Here's what that looks like:
class MyImporter < CSVParty
rows do |row|
product = row.product
product.price = row.price
product.save
end
end
The row
variable also provides access to two other things:
- The unparsed values for your columns
- The raw CSV string for that row
Here's how you access those:
class MyImporter < CSVParty
rows do |row|
row.price # parsed value: #<BigDecimal:7f88d92cb820,'0.9E1',9(18)>
row.unparsed.price # unparsed value: '$9.00'
row.string # raw CSV string: 'USB Cable,$9.00,Box,Blue'
end
end
Once your importer class is defined, you use it like this:
importer = MyImporter.new('path/to/file.csv')
importer.import!
You can also specify what should happen before and after your import by passing
a block to import
, like so:
class MyImporter < CSVParty
# column definitions
# row import logic
import do
puts 'Starting import'
import_rows!
puts 'Import finished!'
end
end
You can do whatever you want inside of the import
block, just make sure to
call import_rows!
somewhere in there.
One of the hallmarks of importing data from CSV files is that there are
inevitably rows with errors of some kind. You can handle error rows by
specifying an errors
block:
class MyImporter < CSVParty
# column definitions
# row import logic
errors do |error, line_number|
# log error
end
end
Any row in your CSV file which results in an exception will be passed to this block. Which means you can specify that there is an error with a given row by raising an exception:
rows do |row|
# rows with price less than 0 will be treated as errors
raise if row.price < 0
end
Sometimes you need access to external objects in your importer's logic.
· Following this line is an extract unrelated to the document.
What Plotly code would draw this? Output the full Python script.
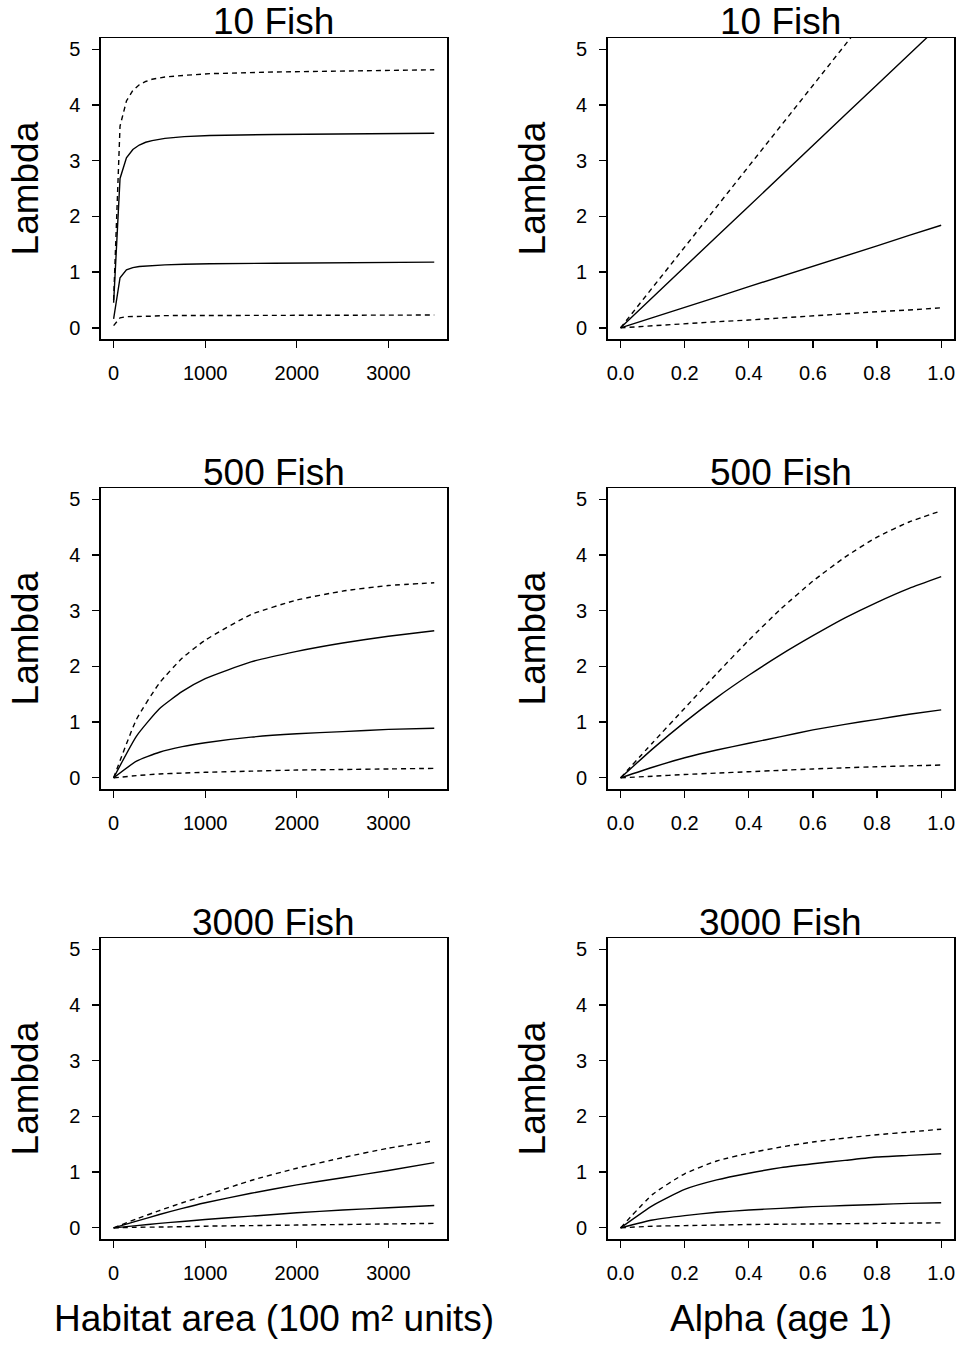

You can specify
what external objects your importer depends on with depends_on
. Dependencies declared
this way will then be available in your parsers and your rows
, import
, and errors
blocks:
class MyImporter < CSVParty
# column definitions...
depends_on: :product_import
rows do |row|
# do some stuff
# product_import is not provided by the class,
# but is passed in at runtime instead!
product_import.log_success(product)
end
end
Then, to pass the dependency in at runtime, you just add an option to .new
with
the name and value of the dependency:
MyImporter.new(
'path/to/csv',
product_import: @product_import
)
CSVParty has been tested against the following Rubies:
MRI
- 3.1
- 3.0
- 2.7
- 2.6
This project uses the MIT License. See LICENSE.md for details.